Hay dos días de cada semana de los que no nos debemos preocupar.
Dos días que se deben guardar libres de miedo y ansiedad.
Uno de esos días es "ayer".
Ayer, con sus equivocaciones y pesares, sus faltas y confusiones, sus dolores, tristezas y deudas pendientes.
Ayer ha pasado para siempre, está fuera de nuestro control; y ni el dinero del mundo lo podría cambiar, ni cualquier cosa que hagamos, ni podemos borrar una palabra.
Ayer ya pasó.
El otro día sobre el que no debemos preocuparnos es "mañana".
Mañana, con sus posibles adversarios, sus posibles problemas, sus promesas grandes y sus pequeños logros. Mañana volverá a salir el sol, ya sea en esplendor o detrás de una máscara de nubes, pero subirá.
Hasta que llegue, no tenemos parte en el mañana, pues aún no ha nacido. Y sólo queda un día: "HOY". Cualquiera puede pelear la batalla de un solo día.
Cuando nos cargamos con esos horripilantes "Ayer y Mañana", entonces nos derrumbamos. No es la experiencia de hoy la que nos vuelve locos a los hombres, sino la amarga culpa, algo que sucedió ayer, y el miedo de lo que traerá el mañana. Vivamos pues, tan sólo un día a la vez, para ser inmensamente felices.

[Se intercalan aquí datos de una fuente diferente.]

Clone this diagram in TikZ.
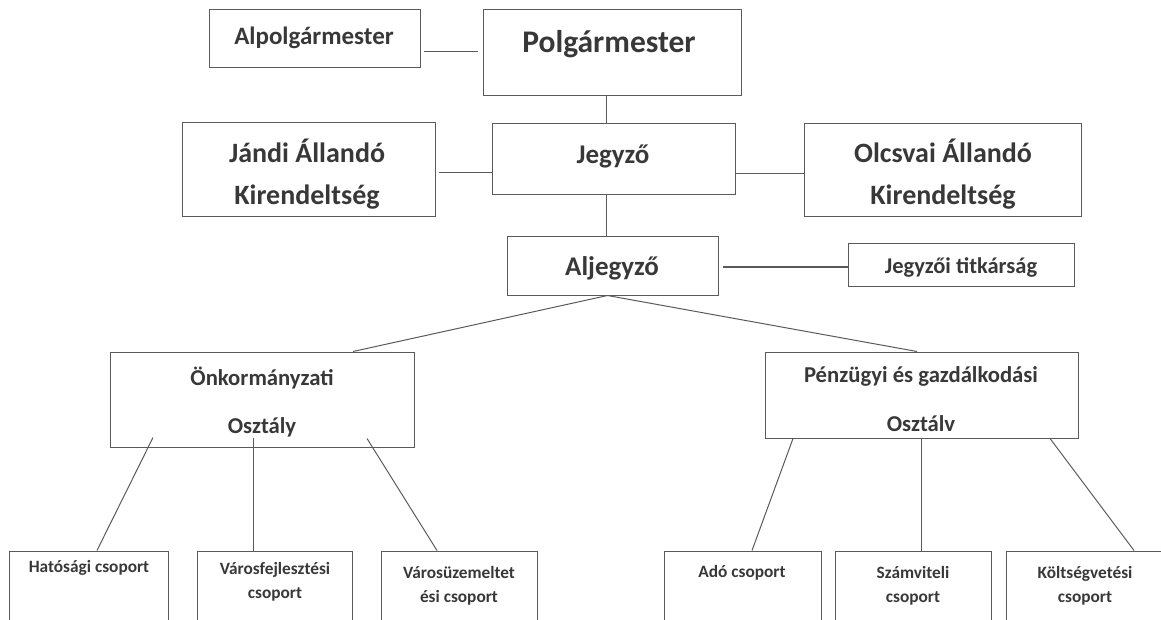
\documentclass[tikz,border=0pt]{standalone}
\usepackage{fontspec}
\setmainfont{Carlito}
\definecolor{linegray}{HTML}{5A5A5A}
\definecolor{textgray}{HTML}{383838}
\begin{document}
\begin{tikzpicture}[x=1pt,y=-1pt,
  box/.style={draw=linegray, line width=1pt, rectangle, inner sep=0pt, fill=none},
  conn/.style={draw=linegray, line width=1pt},
  lbl/.style={text=textgray, inner sep=0pt, align=center, font=\bfseries},
  fA/.style={font=\bfseries\fontsize{31.5}{38}\selectfont},
  fB/.style={font=\bfseries\fontsize{28}{41.5}\selectfont},
  fC/.style={font=\bfseries\fontsize{27}{32}\selectfont},
  fD/.style={font=\bfseries\fontsize{25}{30}\selectfont},
  fE/.style={font=\bfseries\fontsize{22.7}{48.5}\selectfont},
  fF/.style={font=\bfseries\fontsize{17.3}{24.5}\selectfont},
  fG/.style={font=\bfseries\fontsize{22.5}{27}\selectfont}]
\useasboundingbox (0,0) rectangle (1161,620);
\begin{scope}
\clip (0,0) rectangle (1161,620);
% boxes
\node[box, minimum width=211pt, minimum height=58pt] (alpol) at (314.5,39) {};
\node[box, minimum width=258pt, minimum height=86pt] (polg) at (612,53) {};
\node[box, minimum width=253pt, minimum height=94pt] (jandi) at (308.5,170) {};
\node[box, minimum width=243pt, minimum height=71pt] (jegyzo) at (613.5,159.5) {};
\node[box, minimum width=277pt, minimum height=93pt] (olcs) at (942.5,170.5) {};
\node[box, minimum width=211pt, minimum height=58pt] (aljegy) at (612.5,266) {};
\node[box, minimum width=226pt, minimum height=42pt] (titk) at (961,265) {};
\node[box, minimum width=304pt, minimum height=95pt] (onk) at (262,399.5) {};
\node[box, minimum width=313pt, minimum height=86pt] (penz) at (921.5,395) {};
\node[box, minimum width=159pt, minimum height=99pt] (hat) at (88.5,600.5) {};
\node[box, minimum width=155pt, minimum height=99pt] (vfej) at (274.5,600.5) {};
\node[box, minimum width=156pt, minimum height=99pt] (vuz) at (459,600.5) {};
\node[box, minimum width=157pt, minimum height=99pt] (ado) at (742.5,600.5) {};
\node[box, minimum width=156pt, minimum height=99pt] (szam) at (913,600.5) {};
\node[box, minimum width=164pt, minimum height=99pt] (kolt) at (1088,600.5) {};
% texts
\node[lbl, fD] (talpol) at (314,38) {Alpolgármester};
\node[lbl, fA] (tpolg) at (609,44) {Polgármester};
\node[lbl, fB] (tjandi) at (307,174) {Jándi Állandó\\Kirendeltség};
\node[lbl, fC] (tjegyzo) at (613,156) {Jegyző};
\node[lbl, fB] (tolcs) at (943,174) {Olcsvai Állandó\\Kirendeltség};
\node[lbl, fC] (taljegy) at (612,268) {Aljegyző};
\node[lbl, fG] (ttitk) at (961,267) {Jegyzői titkárság};
\node[lbl, fE] (tonk) at (262,402) {Önkormányzati\\Osztály};
\node[lbl, fE] (tpenz) at (921,399) {Pénzügyi és gazdálkodási\\Osztálv};
\node[lbl, fF] (that) at (89,568) {Hatósági csoport};
\node[lbl, fF] (tvfej) at (275,582) {Városfejlesztési\\csoport};
\node[lbl, fF] (tvuz) at (459,586) {Városüzemeltet\\ési csoport};
\node[lbl, fF] (tado) at (742,573) {Adó csoport};
\node[lbl, fF] (tszam) at (913,586) {Számviteli\\csoport};
\node[lbl, fF] (tkolt) at (1085,586) {Költségvetési\\csoport};
% connectors
\draw[conn] ([shift={(3,13)}]alpol.east) -- ([shift={(-5,-1)}]polg.west);
\draw[conn] ([shift={(-6,0)}]polg.south) -- ([shift={(-7.5,0)}]jegyzo.north);
\draw[conn] ([shift={(3,3)}]jandi.east) -- ([shift={(0,13.5)}]jegyzo.west);
\draw[conn] ([shift={(0,14.5)}]jegyzo.east) -- ([shift={(0,3.5)}]olcs.west);
\draw[conn] ([shift={(-7.5,0)}]jegyzo.south) -- ([shift={(-6.5,0)}]aljegy.north);
\draw[conn] ([shift={(4,1)}]aljegy.east) -- ([shift={(0,2)}]titk.west);
\draw[conn] ([shift={(-5,0)}]aljegy.south) -- ([shift={(91,0)}]onk.north);
\draw[conn] ([shift={(-5,0)}]aljegy.south) -- ([shift={(-4.5,0)}]penz.north);
\draw[conn] ([shift={(-109,-10)}]onk.south) -- ([shift={(8.5,0)}]hat.north);
\draw[conn] ([shift={(-9,-10)}]onk.south) -- ([shift={(-21.5,0)}]vfej.north);
\draw[conn] ([shift={(105,-9)}]onk.south) -- ([shift={(-22,0)}]vuz.north);
\draw[conn] ([shift={(-128.5,0)}]penz.south) -- ([shift={(9.5,0)}]ado.north);
\draw[conn] ([shift={(-0.5,0)}]penz.south) -- ([shift={(8,0)}]szam.north);
\draw[conn] ([shift={(128.5,0)}]penz.south) -- ([shift={(46,0)}]kolt.north);
\end{scope}
\end{tikzpicture}
\end{document}
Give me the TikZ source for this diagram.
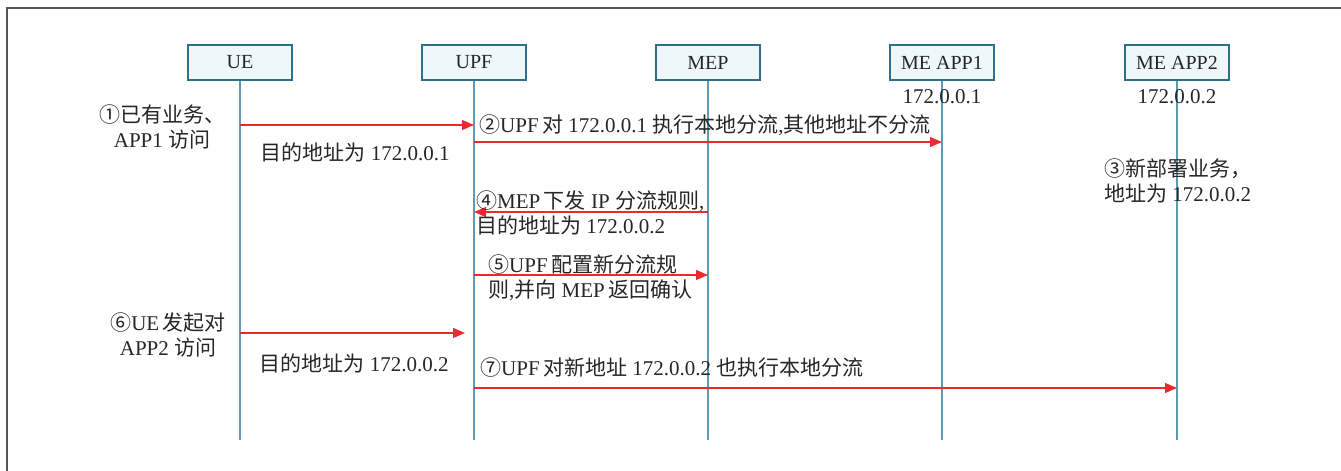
\documentclass[tikz,border=0pt]{standalone}
\usepackage{fontspec}
\setmainfont{Liberation Serif}
\newfontfamily\cjk{Noto Sans CJK SC}
\usetikzlibrary{arrows.meta}
\definecolor{boxfill}{HTML}{EEF7FC}
\definecolor{boxline}{HTML}{2F6F87}
\definecolor{life}{HTML}{5E9AB0}
\definecolor{msg}{HTML}{EC2A2E}
\definecolor{txt}{HTML}{262626}
\definecolor{framecol}{HTML}{555555}
\newcommand{\zh}[1]{{\cjk #1}}
\begin{document}
\begin{tikzpicture}[x=1pt,y=-1pt,
  every node/.style={font=\fontsize{21}{25}\selectfont, text=txt},
  entity/.style={draw=boxline, fill=boxfill, line width=1.2pt, minimum width=104pt, minimum height=35pt, inner sep=0pt, font=\fontsize{20}{24}\selectfont},
  lifeline/.style={draw=life, line width=1.2pt},
  msgarrow/.style={draw=msg, line width=1.2pt, -{Triangle[length=12pt,width=10pt]}},
  lbl/.style={inner sep=0pt, align=left},
  clbl/.style={inner sep=0pt, align=center},
]
\useasboundingbox (0,0) rectangle (1341,471);
\draw[framecol, line width=1.5pt] (7,475) -- (7,8) -- (1345,8);

% entities
\node[entity] (ue)   at (240,62.5) {UE};
\node[entity] (upf)  at (474,62.5) {UPF};
\node[entity] (mep)  at (708,62.5) {MEP};
\node[entity] (app1) at (942,62.5) {ME APP1};
\node[entity] (app2) at (1177,62.5) {ME APP2};

% lifeline ends
\coordinate (end) at (0,440);
\foreach \n in {ue,upf,mep,app1,app2}
  \draw[lifeline] (\n.south) -- (\n |- end);

% message rows
\coordinate (m1) at (0,125);
\coordinate (m2) at (0,142);
\coordinate (m4) at (0,212);
\coordinate (m5) at (0,275);
\coordinate (m6) at (0,333);
\coordinate (m7) at (0,388);

\draw[msgarrow] (ue |- m1) -- (upf |- m1);
\draw[msgarrow] (upf |- m2) -- (app1 |- m2);
\draw[msgarrow] (mep |- m4) -- (upf |- m4);
\draw[msgarrow] (upf |- m5) -- (mep |- m5);
\draw[msgarrow] (ue |- m6) -- ([xshift=-9pt]upf |- m6);
\draw[msgarrow] (upf |- m7) -- (app2 |- m7);

% labels
\node[clbl] (t1) at (162,127) {\zh{①已有业务、}\\APP1 \zh{访问}};
\node[clbl] (t1b) at (355,152) {\zh{目的地址为} 172.0.0.1};
\node[lbl, anchor=west] (t2) at (479,125) {\zh{②}UPF\,\zh{对} 172.0.0.1 \zh{执行本地分流},\zh{其他地址不分流}};
\node[clbl] (ip1) at (942,97) {172.0.0.1};
\node[clbl] (ip2) at (1177,97) {172.0.0.2};
\node[lbl, anchor=west] (t3) at (1104,181) {\zh{③新部署业务，}\\\zh{地址为} 172.0.0.2};
\node[lbl, anchor=west] (t4) at (476,212.5) {\zh{④}MEP\,\zh{下发} IP \zh{分流规则},\\\zh{目的地址为} 172.0.0.2};
\node[lbl, anchor=west] (t5) at (488,277.5) {\zh{⑤}UPF\,\zh{配置新分流规}\\\zh{则},\zh{并向} MEP\,\zh{返回确认}};
\node[clbl] (t6) at (168,335) {\zh{⑥}UE\,\zh{发起对}\\APP2 \zh{访问}};
\node[clbl] (t6b) at (354,363) {\zh{目的地址为} 172.0.0.2};
\node[lbl, anchor=west] (t7) at (480,368) {\zh{⑦}UPF\,\zh{对新地址} 172.0.0.2 \zh{也执行本地分流}};
\end{tikzpicture}
\end{document}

Desafortunadamente, en un mundo tan acelerado como el actual, olvidamos o no sabemos disfrutar de los momentos gratos de la vida, que realmente pueden ser muchos, pero que a menudo los dejamos pasar. Pongamos en manos de Dios nuestro pasado y nuestro futuro, vivamos plenamente el día de hoy, sabiendo que con la felicidad del hoy construiremos también la del mañana.